MUIS Halal Certification for Food Factories and Manufacturers in Singapore: The Whole Plant Scheme Explained
Published 6 July 2026
Whole Plant scheme: A MUIS halal certification scheme issued to a food manufacturing facility and every product made in it, rather than to a single named product. A manufacturer with an approved plant may carry the halal mark across all output produced under one certified system.
The short answer: MUIS certifies food factories and manufacturers through two schemes, the Product scheme for named manufactured products and the Whole Plant scheme for a facility and everything made in it. Both are built on the HalMQ management system and assess the production line, ingredients, suppliers and Muslim staffing, rather than a single dish served to diners. This is what makes a manufacturer’s output a verifiable halal ingredient for the certified restaurants that buy from it.
The schemes for manufacturers
MUIS runs separate certification schemes for different types of operation. For food producers, two apply. The Product scheme (PRO) certifies partially or fully manufactured products made in Singapore, so the certificate names those specific products. The Whole Plant scheme (WP) certifies a manufacturing facility and every product made in it under one certified system, which lets a manufacturer carry the halal mark across its full range. A manufacturer chooses the scheme that fits how its plant operates. Both sit alongside the eating establishment and food preparation schemes, which are for premises that prepare and serve food; the full list is in MUIS halal certification schemes explained.
How factory certification differs from an eating establishment
An eating establishment is audited as a place that cooks and serves food to diners on the spot, so its audit focuses on the kitchen, storage and service on one premises. A factory is audited as a production line that turns raw materials into packaged products at scale, often for onward supply. The scope is broader: incoming raw materials, batch processing, packaging, storage and dispatch all fall inside the audit. Because a plant may run many product lines, the Whole Plant scheme exists to certify the whole system rather than each item one at a time. What any MUIS certificate does and does not guarantee is set out in what MUIS halal certification covers.
The role of the Halal Assurance System
Manufacturer certification is built on the Singapore MUIS Halal Quality Management System (HalMQ), a systems-based framework benchmarked against international standards such as HACCP. A factory must build and run an internal halal assurance system against HalMQ’s principles, covering the process from receipt of raw materials through to finished, packaged goods. This is what turns halal from a one-off inspection into a maintained system, and it is the same backbone that underpins every MUIS scheme.
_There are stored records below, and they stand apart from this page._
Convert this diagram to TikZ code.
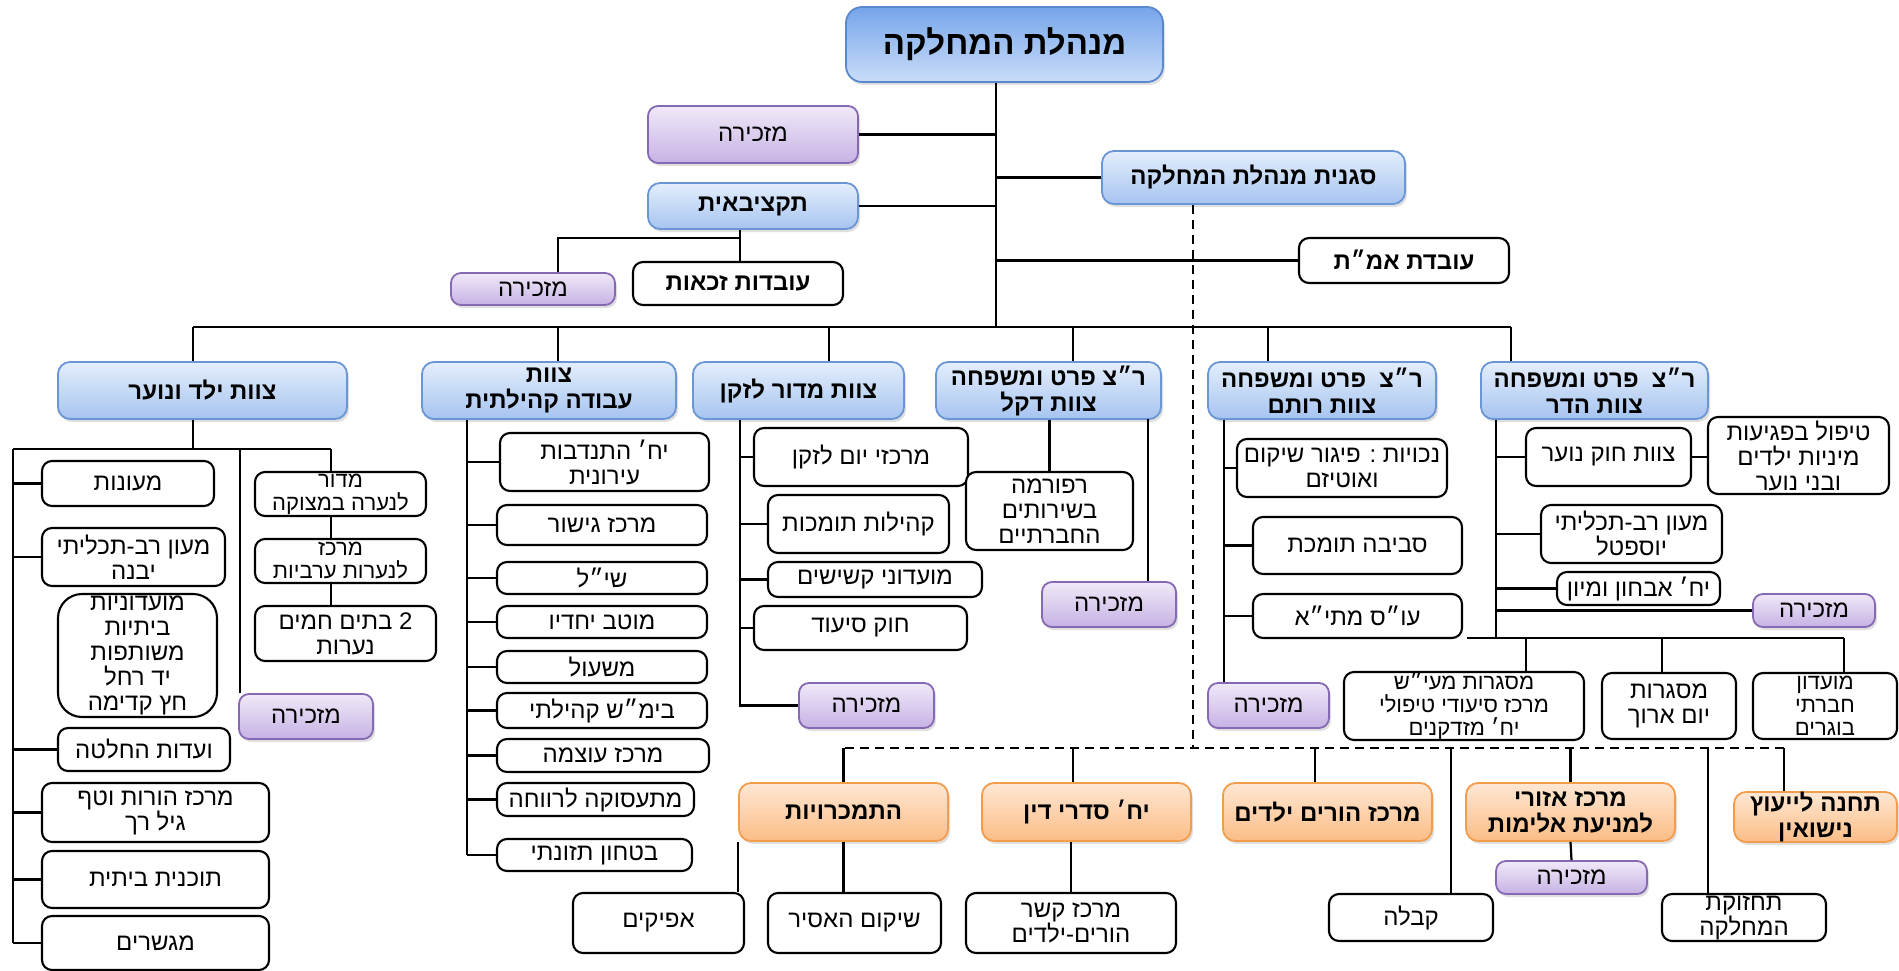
\documentclass[tikz,border=0pt]{standalone}
\usepackage{fontspec}
\setmainfont{Liberation Sans}[Script=Hebrew]
\TeXXeTstate=1
\usetikzlibrary{shadows}
\definecolor{topA}{HTML}{76A5EA}
\definecolor{topB}{HTML}{CADDF8}
\definecolor{topE}{HTML}{5A88CF}
\definecolor{bluA}{HTML}{E4EEFC}
\definecolor{bluB}{HTML}{A6C4F0}
\definecolor{bluE}{HTML}{6A96D6}
\definecolor{purA}{HTML}{F0E9F8}
\definecolor{purB}{HTML}{C6B2E4}
\definecolor{purE}{HTML}{8669B3}
\definecolor{orgA}{HTML}{FEE7D3}
\definecolor{orgB}{HTML}{FBBD86}
\definecolor{orgE}{HTML}{F29C4E}
\newcommand\heb[1]{\beginR #1\endR}
\newcommand\bx[7]{\node[#2, minimum width={#5-#3}, minimum height={#6-#4}] (#1) at ({(#3+#5)/2},{(#4+#6)/2}) {#7};}
\tikzset{
  basebox/.style={align=center, inner sep=0pt, font=\fontsize{24}{25}\selectfont},
  wbox/.style={basebox, draw=black, line width=2.1pt, rounded corners=10pt, fill=white},
  wboxb/.style={wbox, font=\fontsize{24}{25}\selectfont\bfseries},
  shad/.style={drop shadow={shadow xshift=2pt, shadow yshift=-3pt, opacity=0.25}},
  bbox/.style={basebox, shad, draw=bluE, line width=1.8pt, rounded corners=12pt, top color=bluA, bottom color=bluB, font=\fontsize{24}{26}\selectfont\bfseries},
  topbox/.style={bbox, draw=topE, top color=topA, bottom color=topB, rounded corners=16pt, font=\fontsize{33}{35}\selectfont\bfseries},
  pbox/.style={basebox, shad, draw=purE, line width=1.8pt, rounded corners=10pt, top color=purA, bottom color=purB},
  obox/.style={basebox, shad, draw=orgE, line width=1.8pt, rounded corners=12pt, top color=orgA, bottom color=orgB, font=\fontsize{24}{26}\selectfont\bfseries},
  conn/.style={draw=black, line width=2.2pt},
  dconn/.style={draw=black, line width=2.2pt, dash pattern=on 9pt off 6pt},
  tight/.style={font=\fontsize{22}{23}\selectfont}
}
\begin{document}
\begin{tikzpicture}[x=1pt,y=-1pt]
\fill[white] (0,0) rectangle (1899,971);
\useasboundingbox (0,0) rectangle (1899,971);
% junction coordinates
\coordinate (bus) at (996,327);
\coordinate (busL) at (193,327);
\coordinate (busR) at (1511,327);
\coordinate (d2) at (558,327);
\coordinate (d3) at (829,327);
\coordinate (d4) at (1073,327);
\coordinate (d5) at (1268,327);
\coordinate (bj) at (740,238);
\coordinate (bjL) at (558,238);
\coordinate (dl) at (845,748);
\coordinate (dr) at (1784,748);
\coordinate (dv) at (1193,748);
\coordinate (kj) at (193,449);
\coordinate (kL) at (13,449);
\coordinate (kM) at (240,449);
\coordinate (kR) at (331,449);
\coordinate (cs) at (467,419);
\coordinate (es) at (740,419);
\coordinate (dB) at (1148,419);
\coordinate (rs) at (1224,419);
\coordinate (hs) at (1496,419);
\coordinate (hL) at (1467,638);
\coordinate (hR) at (1844,638);
\coordinate (hb1) at (1526,638);
\coordinate (hb2) at (1662,638);
\coordinate (q2) at (1073,748);
\coordinate (q3) at (1315,748);
\coordinate (q4) at (1451,748);
\coordinate (q5) at (1708,748);

% ---------- nodes ----------
\bx{top}{topbox}{846}{7}{1163}{82}{\heb{מנהלת המחלקה}}
\bx{sec1}{pbox}{648}{106}{858}{163}{\heb{מזכירה}}
\bx{budget}{bbox}{648}{183}{858}{229}{\heb{תקציבאית}}
\bx{elig}{wboxb}{633}{262}{843}{305}{\heb{עובדות זכאות}}
\bx{sec2}{pbox}{451}{273}{615}{305}{\heb{מזכירה}}
\bx{deputy}{bbox}{1102}{151}{1405}{204}{\heb{סגנית מנהלת המחלקה}}
\bx{amat}{wboxb}{1299}{238}{1509}{283}{\heb{עובדת אמ״ת}}

\bx{kids}{bbox}{58}{362}{347}{419}{\heb{צוות ילד ונוער}}
\bx{comm}{bbox}{422}{362}{676}{419}{\heb{צוות}\\\heb{עבודה קהילתית}}
\bx{elder}{bbox}{693}{362}{904}{419}{\heb{צוות מדור לזקן}}
\bx{dekel}{bbox}{936}{362}{1161}{419}{\heb{ר״צ פרט ומשפחה}\\\heb{צוות דקל}}
\bx{rotem}{bbox}{1208}{362}{1436}{419}{\heb{ר״צ~~פרט ומשפחה}\\\heb{צוות רותם}}
\bx{hadar}{bbox}{1481}{362}{1708}{419}{\heb{ר״צ~~פרט ומשפחה}\\\heb{צוות הדר}}

% child & youth
\bx{k1}{wbox}{42}{461}{214}{506}{\heb{מעונות}}
\bx{k2}{wbox}{42}{528}{225}{586}{\heb{מעון רב-תכליתי}\\\heb{יבנה}}
\bx{k3}{wbox,rounded corners=24pt}{58}{594}{217}{717}{\heb{מועדוניות}\\\heb{ביתיות}\\\heb{משותפות}\\\heb{יד רחל}\\\heb{חץ קדימה}}
\bx{k4}{wbox}{58}{728}{230}{771}{\heb{ועדות החלטה}}
\bx{k5}{wbox}{42}{783}{269}{842}{\heb{מרכז הורות וטף}\\\heb{גיל רך}}
\bx{k6}{wbox}{42}{851}{269}{908}{\heb{תוכנית ביתית}}
\bx{k7}{wbox}{42}{916}{269}{970}{\heb{מגשרים}}
\bx{m1}{wbox,tight}{255}{472}{426}{516}{\heb{מדור}\\\heb{לנערה במצוקה}}
\bx{m2}{wbox,tight}{255}{539}{426}{583}{\heb{מרכז}\\\heb{לנערות ערביות}}
\bx{m3}{wbox}{255}{606}{436}{661}{\heb{2 בתים חמים}\\\heb{נערות}}
\bx{ksec}{pbox}{239}{694}{373}{739}{\heb{מזכירה}}

% community work
\bx{c1}{wbox}{500}{433}{709}{491}{\heb{יח׳ התנדבות}\\\heb{עירונית}}
\bx{c2}{wbox}{497}{505}{707}{545}{\heb{מרכז גישור}}
\bx{c3}{wbox}{497}{562}{707}{594}{\heb{שי״ל}}
\bx{c4}{wbox}{497}{606}{707}{638}{\heb{מוטב יחדיו}}
\bx{c5}{wbox}{497}{651}{707}{683}{\heb{משעול}}
\bx{c6}{wbox}{497}{693}{707}{728}{\heb{בימ״ש קהילתי}}
\bx{c7}{wbox}{497}{739}{709}{772}{\heb{מרכז עוצמה}}
\bx{c8}{wbox}{497}{783}{694}{816}{\heb{מתעסוקה לרווחה}}
\bx{c9}{wbox}{497}{839}{692}{871}{\heb{בטחון תזונתי}}

% elderly
\bx{e1}{wbox}{754}{428}{968}{486}{\heb{מרכזי יום לזקן}}
\bx{e2}{wbox}{768}{495}{949}{553}{\heb{קהילות תומכות}}
\bx{e3}{wbox}{768}{562}{982}{597}{\heb{מועדוני קשישים}}
\bx{e4}{wbox}{754}{606}{967}{650}{\heb{חוק סיעוד}}
\bx{esec}{pbox}{799}{683}{934}{728}{\heb{מזכירה}}

% dekel
\bx{ref}{wbox}{966}{472}{1133}{550}{\heb{רפורמה}\\\heb{בשירותים}\\\heb{החברתיים}}
\bx{dsec}{pbox}{1042}{582}{1176}{627}{\heb{מזכירה}}

% rotem
\bx{r1}{wbox}{1237}{439}{1447}{497}{\heb{נכויות : פיגור שיקום}\\\heb{ואוטיזם}}
\bx{r2}{wbox}{1253}{517}{1462}{574}{\heb{סביבה תומכת}}
\bx{r3}{wbox}{1253}{594}{1462}{638}{\heb{עו״ס מתי״א}}
\bx{rsec}{pbox}{1208}{683}{1329}{728}{\heb{מזכירה}}

% hadar
\bx{h1}{wbox}{1526}{428}{1691}{486}{\heb{צוות חוק נוער}}
\bx{h1b}{wbox}{1708}{417}{1889}{494}{\heb{טיפול בפגיעות}\\\heb{מיניות ילדים}\\\heb{ובני נוער}}
\bx{h2}{wbox}{1541}{505}{1722}{563}{\heb{מעון רב-תכליתי}\\\heb{יוספטל}}
\bx{h3}{wbox}{1557}{572}{1720}{605}{\heb{יח׳ אבחון ומיון}}
\bx{hsec}{pbox}{1753}{594}{1875}{627}{\heb{מזכירה}}
\bx{b1}{wbox,tight}{1344}{673}{1584}{739}{\heb{מסגרות מעי״ש}\\\heb{מרכז סיעודי טיפולי}\\\heb{יח׳ מזדקנים}}
\bx{b2}{wbox}{1602}{673}{1736}{739}{\heb{מסגרות}\\\heb{יום ארוך}}
\bx{b3}{wbox,tight}{1753}{673}{1897}{739}{\heb{מועדון}\\\heb{חברתי}\\\heb{בוגרים}}

% bottom units
\bx{o1}{obox}{739}{783}{948}{841}{\heb{התמכרויות}}
\bx{o2}{obox}{982}{783}{1191}{841}{\heb{יח׳ סדרי דין}}
\bx{o3}{obox}{1223}{783}{1432}{841}{\heb{מרכז הורים ילדים}}
\bx{o4}{obox}{1466}{783}{1675}{841}{\heb{מרכז אזורי}\\\heb{למניעת אלימות}}
\bx{o5}{obox}{1734}{793}{1897}{841}{\heb{תחנה לייעוץ}\\\heb{נישואין}}
\bx{a1}{wbox}{573}{893}{744}{953}{\heb{אפיקים}}
\bx{a2}{wbox}{768}{893}{941}{953}{\heb{שיקום האסיר}}
\bx{a3}{wbox}{966}{893}{1176}{953}{\heb{מרכז קשר}\\\heb{הורים-ילדים}}
\bx{osec}{pbox}{1496}{861}{1647}{894}{\heb{מזכירה}}
\bx{a4}{wbox}{1329}{894}{1493}{941}{\heb{קבלה}}
\bx{a5}{wbox}{1662}{894}{1826}{941}{\heb{תחזוקת}\\\heb{המחלקה}}

% ---------- connectors ----------
\draw[conn] (top.south -| bus) -- (bus);
\draw[conn] (sec1.east) -- (sec1.east -| bus);
\draw[conn] (budget.east) -- (budget.east -| bus);
\draw[conn] (deputy.west) -- (deputy.west -| bus);
\draw[conn] (amat.west) -- (amat.west -| bus);
\draw[conn] (budget.south -| bj) -- (bj) -- (elig.north -| bj);
\draw[conn] (bj) -- (bjL) -- (bjL |- sec2.north);
\draw[dconn] (deputy.south -| dv) -- (dv);
\draw[dconn] (dl) -- (dr);
% level 2 bus
\draw[conn] (busL) -- (busR);
\draw[conn] (busL) -- (busL |- kids.north);
\draw[conn] (d2) -- (d2 |- comm.north);
\draw[conn] (d3) -- (d3 |- elder.north);
\draw[conn] (d4) -- (d4 |- dekel.north);
\draw[conn] (d5) -- (d5 |- rotem.north);
\draw[conn] (busR) -- (busR |- hadar.north);
% kids
\draw[conn] (kids.south -| kj) -- (kj);
\draw[conn] (kL) -- (kR);
\draw[conn] (kL) -- (kL |- k7.west);
\foreach \n in {k1,k2,k4,k5,k6,k7} \draw[conn] (\n.west -| kL) -- (\n.west);
\draw[conn] (kM) -- (kM |- ksec.north);
\draw[conn] (kR) -- (kR |- m1.north);
\draw[conn] (m1.south -| kR) -- (m2.north -| kR);
\draw[conn] (m2.south -| kR) -- (m3.north -| kR);
% community
\draw[conn] (comm.south -| cs) -- (cs |- c9.west);
\foreach \n in {c1,c2,c3,c4,c5,c6,c7,c8,c9} \draw[conn] (\n.west -| cs) -- (\n.west);
% elderly
\draw[conn] (elder.south -| es) -- (es |- esec.west) -- (esec.west);
\foreach \n in {e1,e2,e3,e4} \draw[conn] (\n.west -| es) -- (\n.west);
% dekel
\draw[conn] (ref.north |- dekel.south) -- (ref.north);
\draw[conn] (dB) -- (dB |- dsec.north);
% rotem
\draw[conn] (rotem.south -| rs) -- (rs |- rsec.north);
\foreach \n in {r1,r2,r3} \draw[conn] (\n.west -| rs) -- (\n.west);
% hadar
\draw[conn] (hadar.south -| hs) -- (hs |- hL);
\draw[conn] (hL) -- (hR);
\foreach \n in {h1,h2,h3,hsec} \draw[conn] (\n.west -| hs) -- (\n.west);
\draw[conn] (h1.east) -- (h1.east -| h1b.west);
\draw[conn] (hb1) -- (hb1 |- b1.north);
\draw[conn] (hb2) -- (hb2 |- b2.north);
\draw[conn] (hR) -- (hR |- b3.north);
% bottom
\draw[conn] (o1.north |- dl) -- (o1.north);
\draw[conn] (q2) -- (q2 |- o2.north);
\draw[conn] (q3) -- (q3 |- o3.north);
\draw[conn] (o4.north |- dl) -- (o4.north);
\draw[conn] (dr) -- (dr |- o5.north);
\draw[conn] (q4) -- (q4 |- a4.north);
\draw[conn] (q5) -- (q5 |- a5.north);
\draw[conn] (o1.south west) -- (o1.south west |- a1.north);
\draw[conn] (o1.south) -- (o1.south |- a2.north);
\draw[conn] (a3.north |- o2.south) -- (a3.north);
\draw[conn] (o4.south) -- (osec.north);
\end{tikzpicture}
\end{document}
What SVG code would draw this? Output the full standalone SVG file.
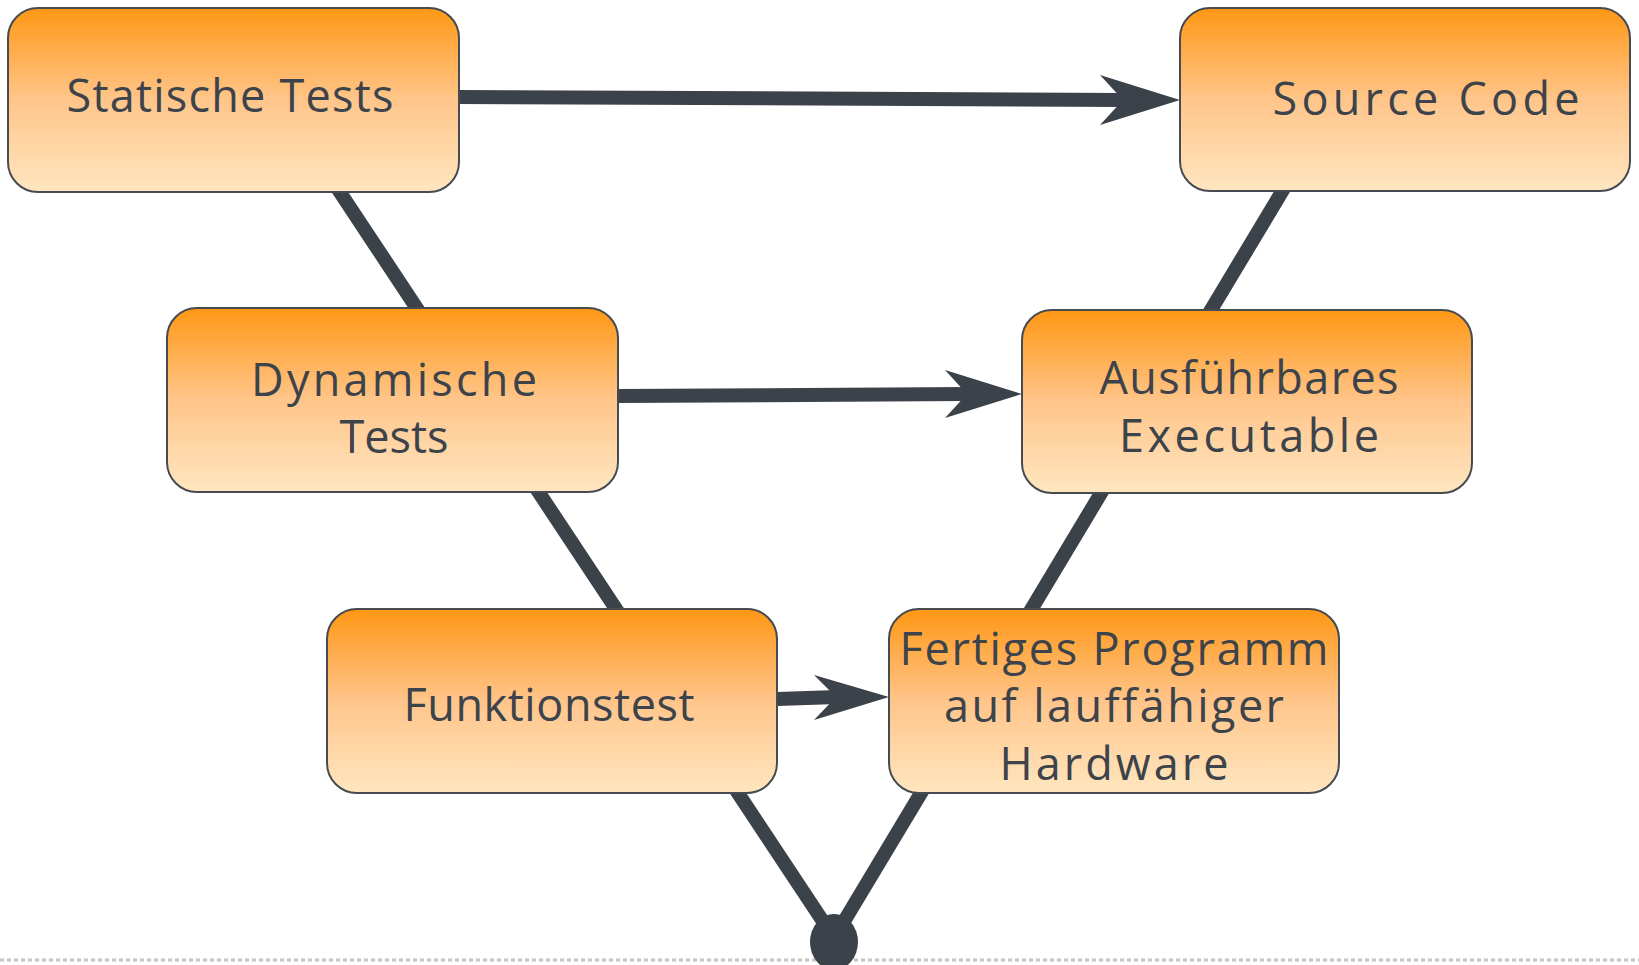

Ingredients, suppliers and the production line
At audit, MUIS checks that every ingredient used on the line is halal and backed by supporting documents, and that it comes from assessed suppliers. Anything doubtful, or syubhah, is not permitted, and the plant must prevent non-halal contamination across storage, equipment and the production line itself. Because a manufacturer’s output becomes an input for others, these controls are what let a certified factory’s products serve as approved ingredients downstream.
Muslim staff and the halal team
A certified plant must have Muslim staff in the roles MUIS specifies and an internal halal team responsible for day-to-day compliance. The team maintains the HalMQ system, keeps ingredient and supplier records current, and upholds standards between audits, including the unannounced inspections MUIS carries out. Certification relies on this internal function, not just the audit visit.
Applying and verifying
Manufacturers apply through the official MUIS online channels and, once certified, are listed on the public register. The application, audit and issuance sequence is common across schemes and is set out in how to get MUIS halal certified. Any certificate, factory or restaurant, can be checked by number on the MUIS Halal e-Service.
This directory is an independent, English-language guide rebuilt from that official register. It is not MUIS and does not certify anyone. Browse certified operations by category or by area; the final word always comes from the MUIS register.
Frequently asked questions
How does MUIS certify a food factory rather than a restaurant?
MUIS certifies manufacturers through the Product scheme, for named products, or the Whole Plant scheme, for a facility and everything made in it. Both assess the production line, ingredients, suppliers and internal controls, whereas an eating establishment is certified as a premises that prepares and serves food to diners on the spot.
What is the difference between the Product and Whole Plant schemes?
The Product scheme certifies specific manufactured products, so the certificate lists those items. The Whole Plant scheme certifies the entire facility and all products made in it, letting a manufacturer carry the halal mark across its full range. Manufacturers choose the scheme that matches how their plant operates.
Why does manufacturer certification matter to certified restaurants?
Certified restaurants must source halal ingredients, and manufacturer certification is what makes those ingredients verifiable. When a factory holds a MUIS certificate, its output can serve as an approved, documented supply for a certified kitchen, so the two layers connect through the supplier controls each audit checks.
What must a factory have in place before applying?
A factory needs halal, documented ingredients from assessed suppliers, a production line kept free of non-halal contamination, Muslim staff and an internal halal team, and a working HalMQ management system. These are assessed at audit before MUIS issues a certificate, so preparing them before applying is what shortens the process.